Il disarmo dell’editoria cattolica

Quando si vedono chiudere sempre più frequentemente delle librerie religiose; quando perfino case editrici storiche stentano a tenere il passo del mercato; quando si assiste al dinamismo progettuale e promozionale degli editori laici nel campo del libro religioso e non si assiste invece a una programmazione strategica proiettata al futuro delle case editrici cattoliche; quando, infine, si osservano i lenti e spesso inconcludenti cambiamenti in atto sul piano dirigenziale, distributivo e operativo, a conferma dello stato di incertezza e disorientamento che si sta vivendo, l’impressione di chi osserva i fenomeni dall’esterno non può che essere quella di un imminente disarmo.
Non ci si deve lasciar ingannare dal fatto che ogni tanto scoppino dei fuochi d’artificio (ossia che ci siano dei best-seller o delle buone vendite di alcuni libri), perché i problemi di fondo restano e, pur avendo cause diverse, non sono soltanto riconducibili alle difficoltà di assorbimento del mercato (che, nonostante tutto, esiste, se lo si sa trovare), ma sono legate soprattutto al travaglio interno degli stessi istituti religiosi che hanno proprietà di sigle editoriali, trovandosi spesso finanziariamente ed economicamente in crisi e generalmente anche carenti di vocazioni.

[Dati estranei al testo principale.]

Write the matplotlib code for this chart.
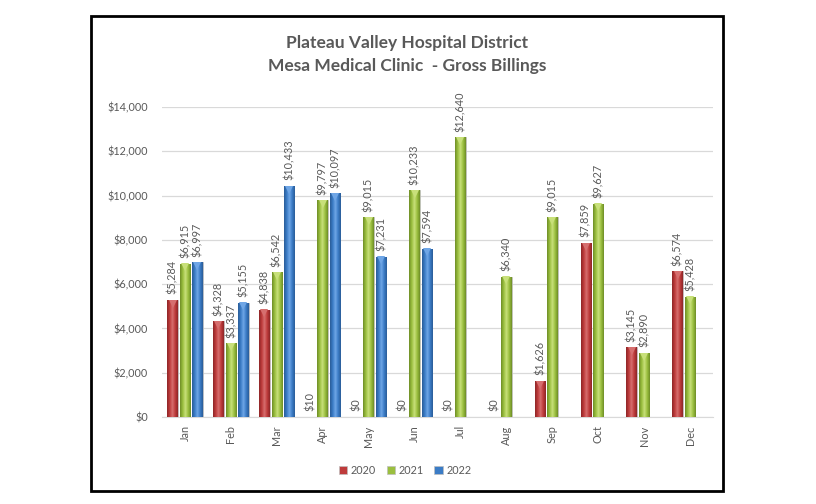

Questo si riflette necessariamente sui mancati investimenti là dove ci sarebbe più bisogno di rinnovamento, di cambio di personale dirigente, di rafforzamento sul piano dell'organizzazione interna, delle strutture commerciali e dei progetti da realizzare. Per di più, le case editrici cattoliche scontano generalmente il fatto che le loro vendite sono limitate per gran parte alle librerie religiose, e passano molto poco dalle librerie laiche, già impermeabili per conto loro a un certo tipo di produzione oppure con costi d'ingresso ritenuti (a ragione o a torto) insostenibili.
Si può in ogni caso notare, sul piano individuale, associativo e come comunità ecclesiale in genere, che sussiste una mancanza, per non dire in certi casi un vuoto, nell’informazione, nella promozione, nella pubblicità e nell’organizzazione di eventi in qualche modo utili alla diffusione del libro e della cultura religiosa. C’è troppa inerzia, probabilmente anche per assenza di idee.
Tuttavia, esiste forse anche una questione più di fondo: c’è la convinzione che l’apostolato dei libri rappresenti ancora una missione fondamentale per il proprio istituto e per la Chiesa stessa? Non si ha la tentazione di credere che, in questi tempi nuovi della società, siano altri, piuttosto che i libri, gli strumenti da usare per l’annuncio del Vangelo?